Note that bits are indexed from right to left in the binary representation of a number.
Return the array [even, odd].
Examples
Example 1
Input: n = 50
Output: [1,2]
Explanation:
The binary representation of 50 is `110010`.

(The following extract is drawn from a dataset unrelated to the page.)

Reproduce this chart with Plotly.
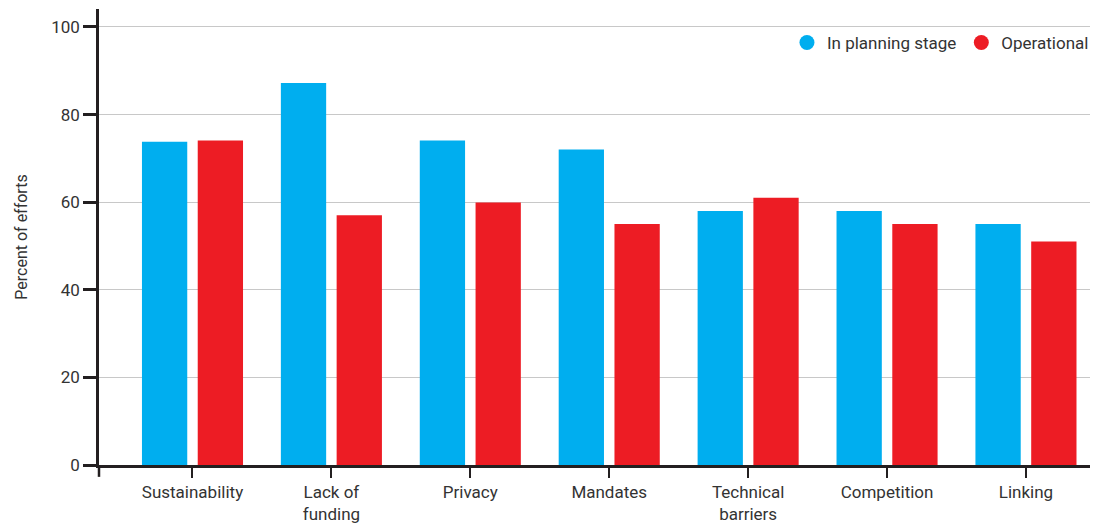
import plotly.graph_objects as go

categories = ["Sustainability", "Lack of<br>funding", "Privacy", "Mandates",
              "Technical<br>barriers", "Competition", "Linking"]
planning = [73.8, 87.2, 74.1, 72.0, 58.0, 58.0, 55.0]
operational = [74.1, 57.0, 59.9, 55.0, 61.0, 55.0, 51.0]
y_ticks = [0, 20, 40, 60, 80, 100]

BLUE = "#00AEEF"
RED = "#ED1C24"
INK = "#231F20"
TEXT = "#333333"
FONT = "Roboto"

x_idx = list(range(len(categories)))

fig = go.Figure()
fig.add_trace(go.Bar(x=x_idx, y=planning, marker=dict(color=BLUE, line=dict(width=0)),
                     name="In planning stage", showlegend=False))
fig.add_trace(go.Bar(x=x_idx, y=operational, marker=dict(color=RED, line=dict(width=0)),
                     name="Operational", showlegend=False))
# legend entries with circular swatches
fig.add_trace(go.Scatter(x=[None], y=[None], mode="markers", name="In planning stage",
                         marker=dict(color=BLUE, size=15, symbol="circle")))
fig.add_trace(go.Scatter(x=[None], y=[None], mode="markers", name="Operational",
                         marker=dict(color=RED, size=15, symbol="circle")))

fig.update_layout(
    width=1108, height=523,
    margin=dict(l=99, r=18, t=9, b=58),
    paper_bgcolor="white", plot_bgcolor="white",
    font=dict(family=FONT, size=16, color=TEXT),
    barmode="group", bargap=0.197, bargroupgap=0.188,
    legend=dict(orientation="h", x=1.004, xanchor="right", y=0.965, yanchor="top",
                font=dict(family=FONT, size=17, color=TEXT),
                itemwidth=30, bgcolor="rgba(0,0,0,0)", tracegroupgap=0),
    showlegend=True,
)
fig.update_xaxes(
    range=[-0.673, 6.461], tickmode="array", tickvals=x_idx, ticktext=categories,
    showline=True, linecolor=INK, linewidth=2.5,
    ticks="outside", ticklen=10, tickwidth=2, tickcolor=INK,
    showgrid=False, zeroline=False, automargin=False,
    tickfont=dict(family=FONT, size=17, color=TEXT),
)
fig.update_yaxes(
    range=[0, 104.1], tickmode="array", tickvals=y_ticks,
    showline=True, linecolor=INK, linewidth=2.5,
    ticks="outside", ticklen=13, tickwidth=2.5, tickcolor=INK,
    showgrid=True, gridcolor="#C8C8C8", gridwidth=1.2, zeroline=False, automargin=False,
    tickfont=dict(family=FONT, size=17, color=TEXT),
    title=dict(text="Percent of efforts", font=dict(family=FONT, size=16, color=TEXT), standoff=20),
)
# extension of the y axis line below the x axis
fig.add_shape(type="line", xref="paper", yref="paper", x0=0, x1=0, y0=0, y1=-0.026,
              line=dict(color=INK, width=2.5))

fig.write_html("out.html")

It contains 1 on indices 1, 4, and 5.
Example 2
Input: n = 2
Output: [0,1]
Explanation:
The binary representation of 2 is `10`.
It contains 1 only on index 1.
Constraints
1 <= n <= 1000
Solution
Method 1 – Bitwise Index Counting
Intuition
Iterate through the bits of n, counting 1s at even and odd indices (right to left, index 0 is least significant bit).
Approach
- For each bit in n, if the bit is 1, increment even or odd count depending on index parity.
- Return [even, odd].
Code
C++
class Solution {
public:
vector<int> evenOddBit(int n) {
int even = 0, odd = 0, i = 0;
while (n) {
if (n & 1) (i%2 ? odd : even)++;
n >>= 1; i++;
}
return {even, odd};
}
};
Go
func evenOddBit(n int) []int {
even, odd, i := 0, 0, 0
for n > 0 {
if n&1 == 1 {
if i%2 == 0 { even++ } else { odd++ }
}
n >>= 1; i++
}
return []int{even, odd}
}
Java
class Solution {
public int[] evenOddBit(int n) {
int even = 0, odd = 0, i = 0;
while (n > 0) {
if ((n & 1) == 1) {
if (i % 2 == 0) even++;
else odd++;
}
n >>= 1; i++;
}
return new int[]{even, odd};
}
}
Kotlin
class Solution {
fun evenOddBit(n: Int): IntArray {
var even = 0; var odd = 0; var i = 0; var nn = n
while (nn > 0) {
if (nn and 1 == 1) {
if (i % 2 == 0) even++ else odd++
}
nn = nn shr 1; i++
}
return intArrayOf(even, odd)
}
}
Python
class Solution:
def evenOddBit(self, n: int) -> list[int]:
even, odd, i = 0, 0, 0
while n:
if n & 1:
if i % 2 == 0:
even += 1
else:
odd += 1
n >>= 1; i += 1
return [even, odd]
Rust
impl Solution {
pub fn even_odd_bit(n: i32) -> Vec<i32> {
let (mut even, mut odd, mut i, mut nn) = (0, 0, 0, n);
while nn > 0 {
if nn & 1 == 1 {
if i % 2 == 0 { even += 1; } else { odd += 1; }
}
nn >>= 1; i += 1;
}
vec![even, odd]
}
}
TypeScript
class Solution {
evenOddBit(n: number): number[] {
let even = 0, odd = 0, i = 0;
while (n > 0) {
if (n & 1) {
if (i % 2 === 0) even++;
else odd++;
}
n >>= 1; i++;
}
return [even, odd];
}
}
Complexity
- ⏰ Time complexity:
O(log n). - 🧺 Space complexity:
O(1).